A former Food and Drug Administration scientist said his job was eliminated after he raised concerns about the risks of radiation exposure from high-grade medical scanning.
Dr. Julian Nicholas said at a public hearing that he and other FDA staffers "were pressured to change their scientific opinion" after they opposed the approval of a CT scanner for routine colon cancer screening. Nicholas said that he objected to exposing otherwise healthy patients to the cancer risks of radiation.

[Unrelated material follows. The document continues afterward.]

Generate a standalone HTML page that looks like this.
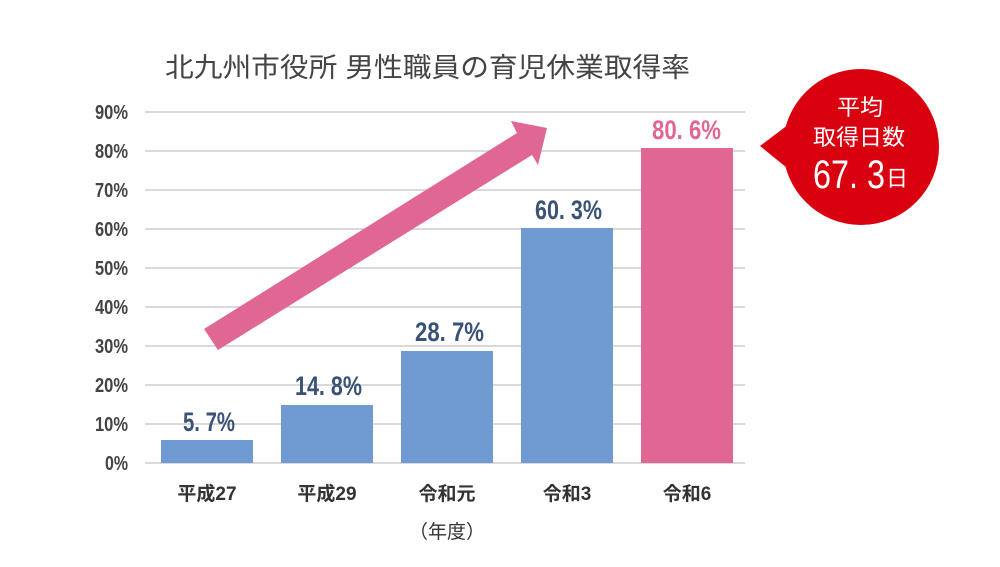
<!DOCTYPE html>
<html><head><meta charset="utf-8"><style>
body{margin:0;background:#fff;}
text{font-family:"Liberation Sans","Noto Sans CJK JP",sans-serif;}
</style></head><body>
<svg width="1000" height="562" viewBox="0 0 1000 562" xmlns="http://www.w3.org/2000/svg">
<rect width="1000" height="562" fill="#fff"/>
<text x="165" y="77" font-size="27" fill="#444" textLength="525" lengthAdjust="spacingAndGlyphs">北九州市役所 男性職員の育児休業取得率</text>
<g stroke="#d9d9d9" stroke-width="2">
<line x1="145" x2="745" y1="112" y2="112"/><line x1="145" x2="745" y1="151" y2="151"/>
<line x1="145" x2="745" y1="190" y2="190"/><line x1="145" x2="745" y1="229" y2="229"/>
<line x1="145" x2="745" y1="268" y2="268"/><line x1="145" x2="745" y1="307" y2="307"/>
<line x1="145" x2="745" y1="346" y2="346"/><line x1="145" x2="745" y1="385" y2="385"/>
<line x1="145" x2="745" y1="424" y2="424"/><line x1="145" x2="745" y1="463" y2="463"/>
</g>
<g font-size="20" fill="#444" font-weight="bold">
<text x="95" y="119" textLength="33" lengthAdjust="spacingAndGlyphs">90%</text>
<text x="95" y="158" textLength="33" lengthAdjust="spacingAndGlyphs">80%</text>
<text x="95" y="197" textLength="33" lengthAdjust="spacingAndGlyphs">70%</text>
<text x="95" y="236" textLength="33" lengthAdjust="spacingAndGlyphs">60%</text>
<text x="95" y="275" textLength="33" lengthAdjust="spacingAndGlyphs">50%</text>
<text x="95" y="314" textLength="33" lengthAdjust="spacingAndGlyphs">40%</text>
<text x="95" y="353" textLength="33" lengthAdjust="spacingAndGlyphs">30%</text>
<text x="95" y="392" textLength="33" lengthAdjust="spacingAndGlyphs">20%</text>
<text x="95" y="431" textLength="33" lengthAdjust="spacingAndGlyphs">10%</text>
<text x="105" y="470" textLength="23" lengthAdjust="spacingAndGlyphs">0%</text>
</g>
<g fill="#6f9bd2">
<rect x="161" y="440" width="92" height="23"/>
<rect x="281" y="405" width="92" height="58"/>
<rect x="401" y="351" width="92" height="112"/>
<rect x="521" y="228" width="92" height="235"/>
</g>
<rect x="641" y="148" width="92" height="315" fill="#e06693"/>
<g font-size="27" font-weight="bold" fill="#3a5275">
<text x="183" y="431" textLength="52" lengthAdjust="spacingAndGlyphs">5. 7%</text>
<text x="295" y="395" textLength="67" lengthAdjust="spacingAndGlyphs">14. 8%</text>
<text x="415" y="341" textLength="69" lengthAdjust="spacingAndGlyphs">28. 7%</text>
<text x="535" y="219" textLength="67" lengthAdjust="spacingAndGlyphs">60. 3%</text>
</g>
<text x="652" y="139" font-size="27" font-weight="bold" fill="#e06693" textLength="69" lengthAdjust="spacingAndGlyphs">80. 6%</text>
<polygon points="204,329 517,133 511,121 547,128 538,165 532,155 218,350" fill="#e06693"/>
<g font-size="19" fill="#333" text-anchor="middle" font-weight="bold">
<text x="207" y="500">平成27</text><text x="327" y="500">平成29</text>
<text x="447" y="500">令和元</text><text x="567" y="500">令和3</text>
<text x="687" y="500">令和6</text>
<text x="447" y="538" font-weight="normal">（年度）</text>
</g>
<circle cx="861" cy="147" r="78" fill="#d90010"/>
<polygon points="760,146 805,112 808,185" fill="#d90010"/>
<g fill="#fff">
<text x="837" y="115" font-size="22" textLength="46" lengthAdjust="spacingAndGlyphs">平均</text>
<text x="813" y="145" font-size="22" textLength="92" lengthAdjust="spacingAndGlyphs">取得日数</text>
<text x="813" y="188" font-size="40" textLength="72" lengthAdjust="spacingAndGlyphs">67. 3</text>
<text x="886" y="186" font-size="22">日</text>
</g>
</svg>
</body></html>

After FDA officials pushed ahead with plans to clear the device, Nicholas, now a physician at the Scripps Clinic in San Diego, said he and eight other staffers raised their concerns with the division's top director Dr. Jeffrey Shuren last September. The device apparently is still under review.
"Scientific and regulatory review process for medical devices was being distorted by managers who were not following the laws," Nicholas said. A month later Nicholas' position was terminated, he said.
Nicholas does not think there was undue influence by the manufacturer in his ouster, but that his more cautious stance was in opposition to that of FDA higher-ups.
The allegations about suppression of scientific dissent come at an inopportune time for the agency.
The FDA announced an effort to improve scanning safety in February after three California hospitals reported hundreds of acute radiation overdoses last year, with many patients reporting lost hair and skin redness.
FDA medical reviewer Dr. Robert Smith, a colleague of Nicholas, said he hoped the FDA would learn a lesson from Nicholas' testimony.
"Science must not be ignored, suppressed, or distorted as that endangers the public," Smith told the audience.
Smith, who still works for the agency, supported Nicholas' conclusion that CT scanning for colon cancer should be rejected on safety grounds.
As a reviewer of medical device applications, Nicholas repeatedly rejected a manufacturers' request to market a CT scanner specifically for colon cancer screening. According to Nicholas, between 1.5 and 2 percent of cancers are caused by CT scanning, and he did not want to see scanning used when a conventional colonoscopy could be used instead.
CT scans provide detailed, three-dimensional images of the body, but at a cost — one CT chest scan carries as much radiation as nearly 400 chest X-rays, according to the FDA.
In a June 2009 letter to senior managers, Nicholas stressed that patients should be warned of the radiation risks of CT scanning.
"I hope you understand that the failure to include a warning on the label will mean that patients will undoubtedly develop abdominal cancer and leukemia," Nicholas wrote "It may not happen tomorrow, but yes, sadly it will happen."
Nicholas said he was ridiculed by agency managers for "raising the bugaboo of radiation."
Medical experts are somewhat divided over the usefulness of the so-called virtual colonoscopy, which was designed as a less-invasive alternative to colonoscopy.
The American Cancer Society and the American College of Radiology endorse the procedure for its potential to boost screening for colon cancer, the country's second leading cancer killer.
But some insurers and the government's own Medicare program refuse to pay for the procedure, questioning its effectiveness and the rationale of exposing healthy patients to radiation.
Supporters of the procedure say that virtual colonoscopies use low levels of radiation that don't threaten older patients who get colonoscopies. Radiation exposure that causes cancer accumulates over a lifetime, making younger people the most at risk population for screening.
CT scans became popular because they offer a quick, relatively cheap way to get an almost surgical view of the body. Doctors are free to use them as they choose, but FDA approval for specific indications allows companies to tout those uses in marketing materials.
The average American's radiation exposure has nearly doubled in the last three decades, largely due to CT tests, according to the FDA.